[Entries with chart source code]
>> begin

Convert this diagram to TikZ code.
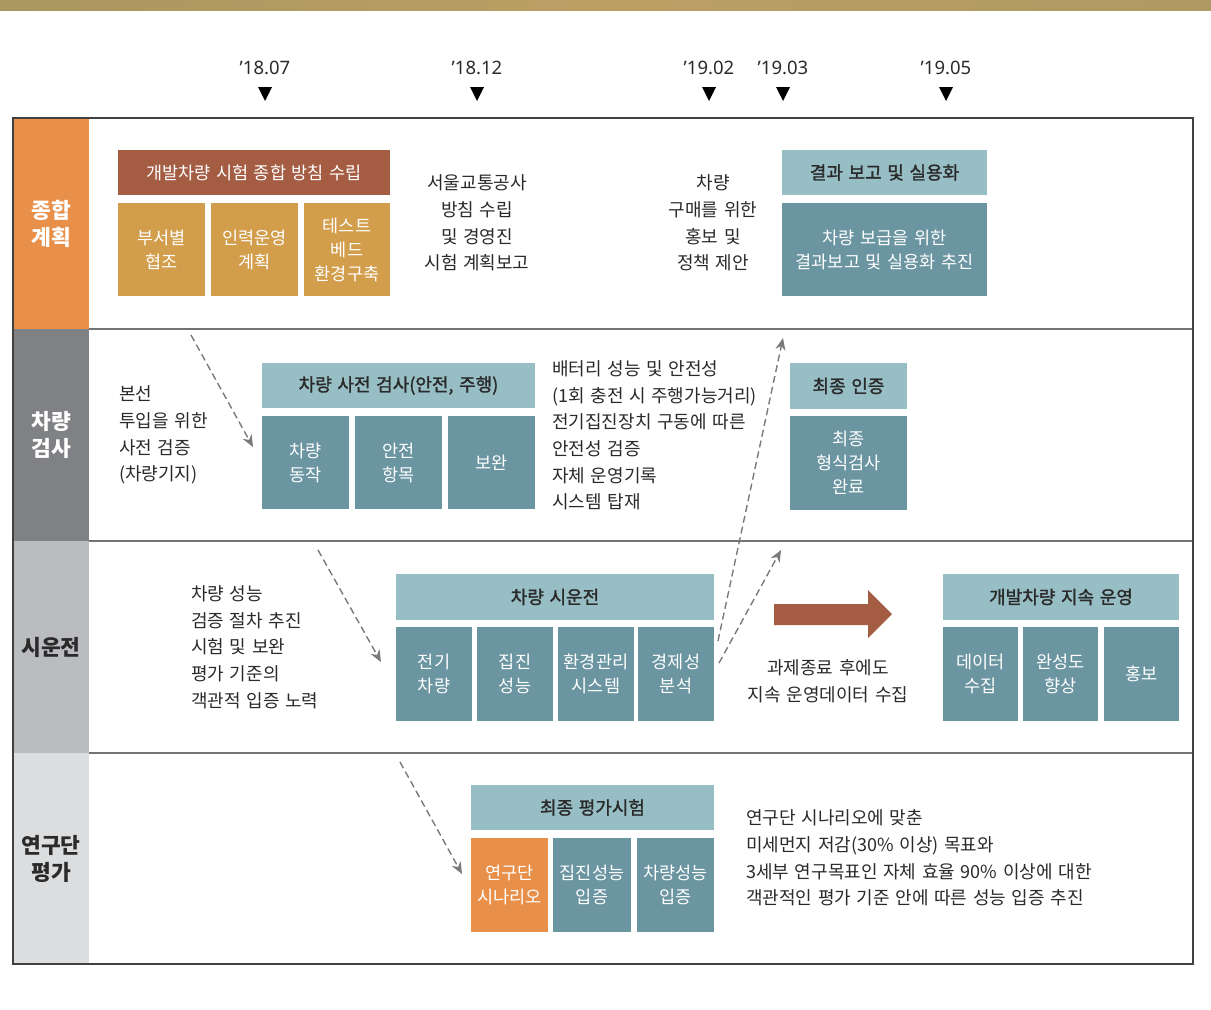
\documentclass[tikz,border=0pt]{standalone}
\usepackage{fontspec}
\setmainfont[WordSpace=1.4]{Noto Sans CJK KR}
\newfontfamily\krsemi[FakeBold=1.5,WordSpace=1.4]{Noto Sans CJK KR}
\newfontfamily\latinf{Noto Sans}
\usetikzlibrary{arrows.meta}
\definecolor{orangeC}{HTML}{E8904A}
\definecolor{grayA}{HTML}{808184}
\definecolor{grayB}{HTML}{BBBCC0}
\definecolor{grayC}{HTML}{DCDDDF}
\definecolor{brownC}{HTML}{A45C43}
\definecolor{goldC}{HTML}{D39E4C}
\definecolor{tealL}{HTML}{98BEC5}
\definecolor{tealD}{HTML}{6A95A1}
\definecolor{txtD}{HTML}{2A2A2A}
\definecolor{dashC}{HTML}{7A7A7A}
\definecolor{bandL}{HTML}{A9975F}
\definecolor{bandM}{HTML}{BC9F63}
\definecolor{bandR}{HTML}{AE9A62}
\tikzset{
  sz/.style 2 args={minimum width=#1pt, minimum height=#2pt},
  box/.style={inner sep=0pt, outer sep=0pt, anchor=north west, align=center,
    text=white, font=\fontsize{17.5pt}{24pt}\selectfont},
  hdr/.style={box, fill=tealL, text=txtD, font=\krsemi\fontsize{18pt}{24pt}\selectfont},
  lab/.style={inner sep=0pt, outer sep=0pt, anchor=north west, align=center,
    font=\bfseries\fontsize{21.5pt}{27pt}\selectfont},
  txt/.style={inner sep=0pt, text=txtD, font=\fontsize{18pt}{26.7pt}\selectfont},
  tline/.style={inner sep=0pt, text=txtD, font=\latinf\fontsize{18.5pt}{22pt}\selectfont},
  dsh/.style={draw=dashC, line width=1.4pt, dash pattern=on 7pt off 4pt,
    -{Stealth[length=12pt,width=10pt]}},
  sepl/.style={draw=black!55, line width=1.4pt}
}
\begin{document}
\begin{tikzpicture}[x=1pt,y=-1pt]
\useasboundingbox (0,0) rectangle (1211,1010);
\fill[white] (0,0) rectangle (1211,1010);
\shade[left color=bandL, right color=bandR, middle color=bandM] (0,0) rectangle (1211,10);

% timeline
\node[tline] (m1) at (265,68) {’18.07};
\node[tline] (m2) at (477,68) {’18.12};
\node[tline] (m3) at (709,68) {’19.02};
\node[tline] (m4) at (783,68) {’19.03};
\node[tline] (m5) at (946,68) {’19.05};
\foreach \xx in {265,477,709,783,946}{
  \fill[black] (\xx-7,87) -- (\xx+7,87) -- (\xx,101) -- cycle;
}

% row label column
\node[lab, fill=orangeC, text=white, sz={76}{211}] (l1) at (13,118) {종합\\계획};
\node[lab, fill=grayA, text=white, sz={76}{212}] (l2) at (13,329) {차량\\검사};
\node[lab, fill=grayB, text=txtD, sz={76}{212}] (l3) at (13,541) {시운전};
\node[lab, fill=grayC, text=txtD, sz={76}{211}] (l4) at (13,753) {연구단\\평가};

% frame and separators
\draw[sepl] (89,329) -- (1193,329);
\draw[sepl] (89,541) -- (1193,541);
\draw[sepl] (89,753) -- (1193,753);
\draw[draw=black!75, line width=1.2pt] (13,118) rectangle (1193,964);

% row 1
\node[box, fill=brownC, sz={272}{45}] (t1) at (118,150) {개발차량 시험 종합 방침 수립};
\node[box, fill=goldC, sz={87}{93}] (g1) at (118,203) {부서별\\협조};
\node[box, fill=goldC, sz={87}{93}] (g2) at (211,203) {인력운영\\계획};
\node[box, fill=goldC, sz={86}{93}] (g3) at (304,203) {테스트\\베드\\환경구축};
\node[txt, align=center] (x11) at (477,223) {서울교통공사\\방침 수립\\및 경영진\\시험 계획보고};
\node[txt, align=center] (x12) at (713,223) {차량\\구매를 위한\\홍보 및\\정책 제안};
\node[hdr, sz={205}{45}] (r1h) at (782,150) {결과 보고 및 실용화};
\node[box, fill=tealD, sz={205}{93}] (r1b) at (782,203) {차량 보급을 위한\\결과보고 및 실용화 추진};

% row 2
\node[txt, align=left, anchor=west] (x21) at (119,435) {본선\\투입을 위한\\사전 검증\\(차량기지)};
\node[hdr, sz={273}{45}] (h2) at (262,363) {차량 사전 검사(안전, 주행)};
\node[box, fill=tealD, sz={87}{93}] (b21) at (262,416) {차량\\동작};
\node[box, fill=tealD, sz={87}{93}] (b22) at (355,416) {안전\\항목};
\node[box, fill=tealD, sz={87}{93}] (b23) at (448,416) {보완};
\node[txt, align=left, anchor=west] (x22) at (552,435.5) {배터리 성능 및 안전성\\(1회 충전 시 주행가능거리)\\전기집진장치 구동에 따른\\안전성 검증\\자체 운영기록\\시스템 탑재};
\node[hdr, sz={117}{46}] (h2b) at (790,363) {최종 인증};
\node[box, fill=tealD, sz={117}{94}] (b2b) at (790,416) {최종\\형식검사\\완료};

% row 3
\node[txt, align=left, anchor=west] (x31) at (191,647) {차량 성능\\검증 절차 추진\\시험 및 보완\\평가 기준의\\객관적 입증 노력};
\node[hdr, sz={318}{46}] (h3) at (396,574) {차량 시운전};
\node[box, fill=tealD, sz={76}{94}] (b31) at (396,627) {전기\\차량};
\node[box, fill=tealD, sz={76}{94}] (b32) at (477,627) {집진\\성능};
\node[box, fill=tealD, sz={76}{94}] (b33) at (558,627) {환경관리\\시스템};
\node[box, fill=tealD, sz={76}{94}] (b34) at (638,627) {경제성\\분석};
\fill[brownC] (774,604) -- (868,604) -- (868,590) -- (892,614) -- (868,638) -- (868,625) -- (774,625) -- cycle;
\node[txt, align=center] (x32) at (828,681) {과제종료 후에도\\지속 운영데이터 수집};
\node[hdr, sz={236}{46}] (h3b) at (943,574) {개발차량 지속 운영};
\node[box, fill=tealD, sz={75}{94}] (b35) at (943,627) {데이터\\수집};
\node[box, fill=tealD, sz={75}{94}] (b36) at (1023,627) {완성도\\향상};
\node[box, fill=tealD, sz={75}{94}] (b37) at (1104,627) {홍보};

% row 4
\node[hdr, sz={243}{45}] (h4) at (471,785) {최종 평가시험};
\node[box, fill=orangeC, sz={77}{94}] (b41) at (471,838) {연구단\\시나리오};
\node[box, fill=tealD, sz={78}{94}] (b42) at (553,838) {집진성능\\입증};
\node[box, fill=tealD, sz={77}{94}] (b43) at (637,838) {차량성능\\입증};
\node[txt, align=left, anchor=west] (x41) at (746,858) {연구단 시나리오에 맞춘\\미세먼지 저감(30\% 이상) 목표와\\3세부 연구목표인 자체 효율 90\% 이상에 대한\\객관적인 평가 기준 안에 따른 성능 입증 추진};

% dashed connectors
\coordinate (a1s) at (191,335);
\coordinate (a1e) at (253,447);
\coordinate (a2s) at (318,550);
\coordinate (a2e) at (381,662);
\coordinate (a3s) at (400,762);
\coordinate (a3e) at (462,874);
\coordinate (a4s) at (718,641);
\coordinate (a4e) at (783,338);
\coordinate (a5s) at (719,663);
\coordinate (a5e) at (781,550);
\draw[dsh] (a1s) -- (a1e);
\draw[dsh] (a2s) -- (a2e);
\draw[dsh] (a3s) -- (a3e);
\draw[dsh] (a4s) -- (a4e);
\draw[dsh] (a5s) -- (a5e);
\end{tikzpicture}
\end{document}
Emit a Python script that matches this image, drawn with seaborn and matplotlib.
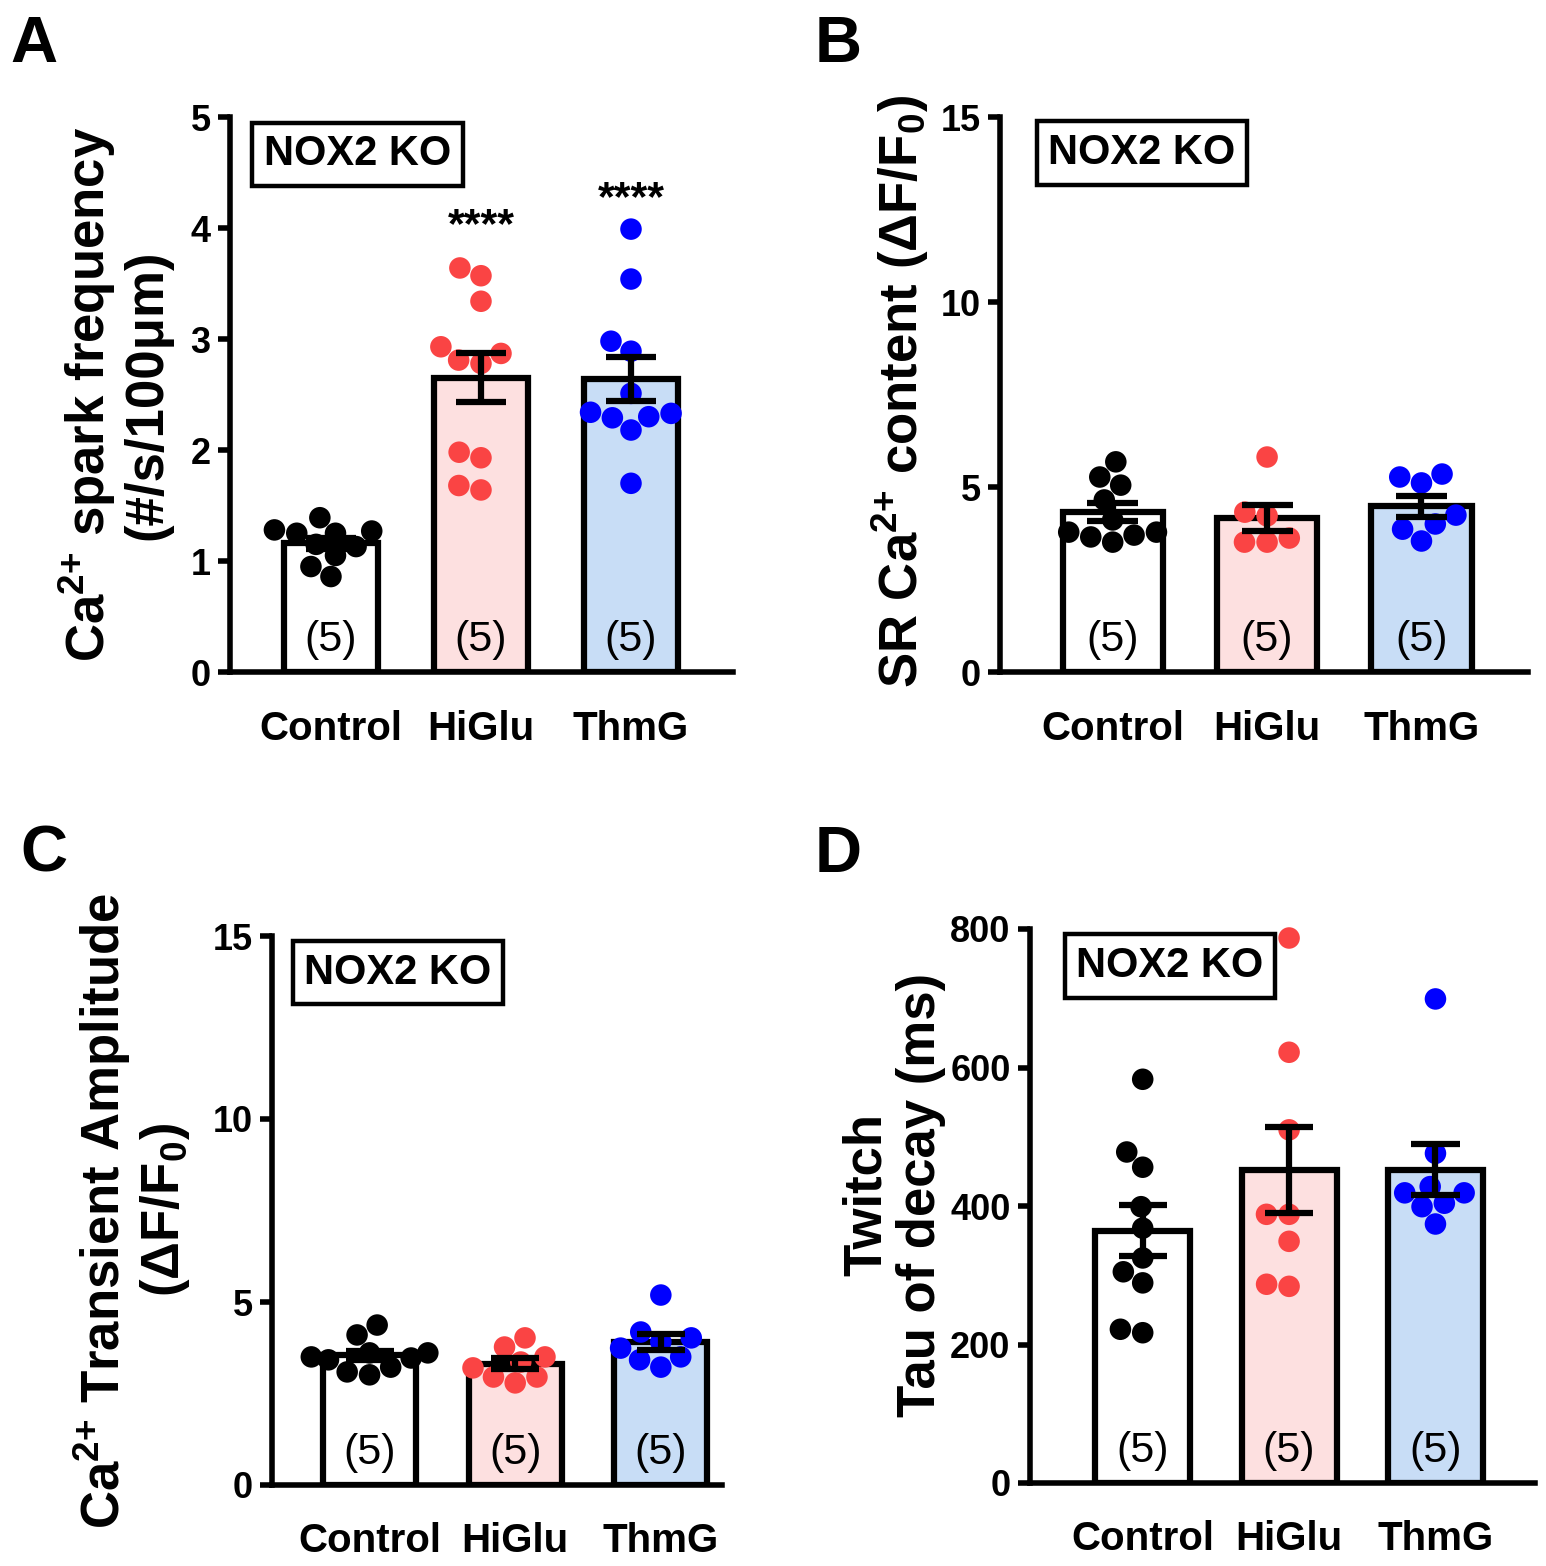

>> end

Task instructions: Omit any images, then output the listing exactly.

Solution for this exercise:
Convert this diagram to TikZ code.
\documentclass[tikz,border=0pt]{standalone}
\usepackage{fontspec}
\setmainfont[WordSpace=1.4]{Noto Sans CJK KR}
\newfontfamily\krsemi[FakeBold=1.5,WordSpace=1.4]{Noto Sans CJK KR}
\newfontfamily\latinf{Noto Sans}
\usetikzlibrary{arrows.meta}
\definecolor{orangeC}{HTML}{E8904A}
\definecolor{grayA}{HTML}{808184}
\definecolor{grayB}{HTML}{BBBCC0}
\definecolor{grayC}{HTML}{DCDDDF}
\definecolor{brownC}{HTML}{A45C43}
\definecolor{goldC}{HTML}{D39E4C}
\definecolor{tealL}{HTML}{98BEC5}
\definecolor{tealD}{HTML}{6A95A1}
\definecolor{txtD}{HTML}{2A2A2A}
\definecolor{dashC}{HTML}{7A7A7A}
\definecolor{bandL}{HTML}{A9975F}
\definecolor{bandM}{HTML}{BC9F63}
\definecolor{bandR}{HTML}{AE9A62}
\tikzset{
  sz/.style 2 args={minimum width=#1pt, minimum height=#2pt},
  box/.style={inner sep=0pt, outer sep=0pt, anchor=north west, align=center,
    text=white, font=\fontsize{17.5pt}{24pt}\selectfont},
  hdr/.style={box, fill=tealL, text=txtD, font=\krsemi\fontsize{18pt}{24pt}\selectfont},
  lab/.style={inner sep=0pt, outer sep=0pt, anchor=north west, align=center,
    font=\bfseries\fontsize{21.5pt}{27pt}\selectfont},
  txt/.style={inner sep=0pt, text=txtD, font=\fontsize{18pt}{26.7pt}\selectfont},
  tline/.style={inner sep=0pt, text=txtD, font=\latinf\fontsize{18.5pt}{22pt}\selectfont},
  dsh/.style={draw=dashC, line width=1.4pt, dash pattern=on 7pt off 4pt,
    -{Stealth[length=12pt,width=10pt]}},
  sepl/.style={draw=black!55, line width=1.4pt}
}
\begin{document}
\begin{tikzpicture}[x=1pt,y=-1pt]
\useasboundingbox (0,0) rectangle (1211,1010);
\fill[white] (0,0) rectangle (1211,1010);
\shade[left color=bandL, right color=bandR, middle color=bandM] (0,0) rectangle (1211,10);

% timeline
\node[tline] (m1) at (265,68) {’18.07};
\node[tline] (m2) at (477,68) {’18.12};
\node[tline] (m3) at (709,68) {’19.02};
\node[tline] (m4) at (783,68) {’19.03};
\node[tline] (m5) at (946,68) {’19.05};
\foreach \xx in {265,477,709,783,946}{
  \fill[black] (\xx-7,87) -- (\xx+7,87) -- (\xx,101) -- cycle;
}

% row label column
\node[lab, fill=orangeC, text=white, sz={76}{211}] (l1) at (13,118) {종합\\계획};
\node[lab, fill=grayA, text=white, sz={76}{212}] (l2) at (13,329) {차량\\검사};
\node[lab, fill=grayB, text=txtD, sz={76}{212}] (l3) at (13,541) {시운전};
\node[lab, fill=grayC, text=txtD, sz={76}{211}] (l4) at (13,753) {연구단\\평가};

% frame and separators
\draw[sepl] (89,329) -- (1193,329);
\draw[sepl] (89,541) -- (1193,541);
\draw[sepl] (89,753) -- (1193,753);
\draw[draw=black!75, line width=1.2pt] (13,118) rectangle (1193,964);

% row 1
\node[box, fill=brownC, sz={272}{45}] (t1) at (118,150) {개발차량 시험 종합 방침 수립};
\node[box, fill=goldC, sz={87}{93}] (g1) at (118,203) {부서별\\협조};
\node[box, fill=goldC, sz={87}{93}] (g2) at (211,203) {인력운영\\계획};
\node[box, fill=goldC, sz={86}{93}] (g3) at (304,203) {테스트\\베드\\환경구축};
\node[txt, align=center] (x11) at (477,223) {서울교통공사\\방침 수립\\및 경영진\\시험 계획보고};
\node[txt, align=center] (x12) at (713,223) {차량\\구매를 위한\\홍보 및\\정책 제안};
\node[hdr, sz={205}{45}] (r1h) at (782,150) {결과 보고 및 실용화};
\node[box, fill=tealD, sz={205}{93}] (r1b) at (782,203) {차량 보급을 위한\\결과보고 및 실용화 추진};

% row 2
\node[txt, align=left, anchor=west] (x21) at (119,435) {본선\\투입을 위한\\사전 검증\\(차량기지)};
\node[hdr, sz={273}{45}] (h2) at (262,363) {차량 사전 검사(안전, 주행)};
\node[box, fill=tealD, sz={87}{93}] (b21) at (262,416) {차량\\동작};
\node[box, fill=tealD, sz={87}{93}] (b22) at (355,416) {안전\\항목};
\node[box, fill=tealD, sz={87}{93}] (b23) at (448,416) {보완};
\node[txt, align=left, anchor=west] (x22) at (552,435.5) {배터리 성능 및 안전성\\(1회 충전 시 주행가능거리)\\전기집진장치 구동에 따른\\안전성 검증\\자체 운영기록\\시스템 탑재};
\node[hdr, sz={117}{46}] (h2b) at (790,363) {최종 인증};
\node[box, fill=tealD, sz={117}{94}] (b2b) at (790,416) {최종\\형식검사\\완료};

% row 3
\node[txt, align=left, anchor=west] (x31) at (191,647) {차량 성능\\검증 절차 추진\\시험 및 보완\\평가 기준의\\객관적 입증 노력};
\node[hdr, sz={318}{46}] (h3) at (396,574) {차량 시운전};
\node[box, fill=tealD, sz={76}{94}] (b31) at (396,627) {전기\\차량};
\node[box, fill=tealD, sz={76}{94}] (b32) at (477,627) {집진\\성능};
\node[box, fill=tealD, sz={76}{94}] (b33) at (558,627) {환경관리\\시스템};
\node[box, fill=tealD, sz={76}{94}] (b34) at (638,627) {경제성\\분석};
\fill[brownC] (774,604) -- (868,604) -- (868,590) -- (892,614) -- (868,638) -- (868,625) -- (774,625) -- cycle;
\node[txt, align=center] (x32) at (828,681) {과제종료 후에도\\지속 운영데이터 수집};
\node[hdr, sz={236}{46}] (h3b) at (943,574) {개발차량 지속 운영};
\node[box, fill=tealD, sz={75}{94}] (b35) at (943,627) {데이터\\수집};
\node[box, fill=tealD, sz={75}{94}] (b36) at (1023,627) {완성도\\향상};
\node[box, fill=tealD, sz={75}{94}] (b37) at (1104,627) {홍보};

% row 4
\node[hdr, sz={243}{45}] (h4) at (471,785) {최종 평가시험};
\node[box, fill=orangeC, sz={77}{94}] (b41) at (471,838) {연구단\\시나리오};
\node[box, fill=tealD, sz={78}{94}] (b42) at (553,838) {집진성능\\입증};
\node[box, fill=tealD, sz={77}{94}] (b43) at (637,838) {차량성능\\입증};
\node[txt, align=left, anchor=west] (x41) at (746,858) {연구단 시나리오에 맞춘\\미세먼지 저감(30\% 이상) 목표와\\3세부 연구목표인 자체 효율 90\% 이상에 대한\\객관적인 평가 기준 안에 따른 성능 입증 추진};

% dashed connectors
\coordinate (a1s) at (191,335);
\coordinate (a1e) at (253,447);
\coordinate (a2s) at (318,550);
\coordinate (a2e) at (381,662);
\coordinate (a3s) at (400,762);
\coordinate (a3e) at (462,874);
\coordinate (a4s) at (718,641);
\coordinate (a4e) at (783,338);
\coordinate (a5s) at (719,663);
\coordinate (a5e) at (781,550);
\draw[dsh] (a1s) -- (a1e);
\draw[dsh] (a2s) -- (a2e);
\draw[dsh] (a3s) -- (a3e);
\draw[dsh] (a4s) -- (a4e);
\draw[dsh] (a5s) -- (a5e);
\end{tikzpicture}
\end{document}
Emit a Python script that matches this image, drawn with seaborn and matplotlib.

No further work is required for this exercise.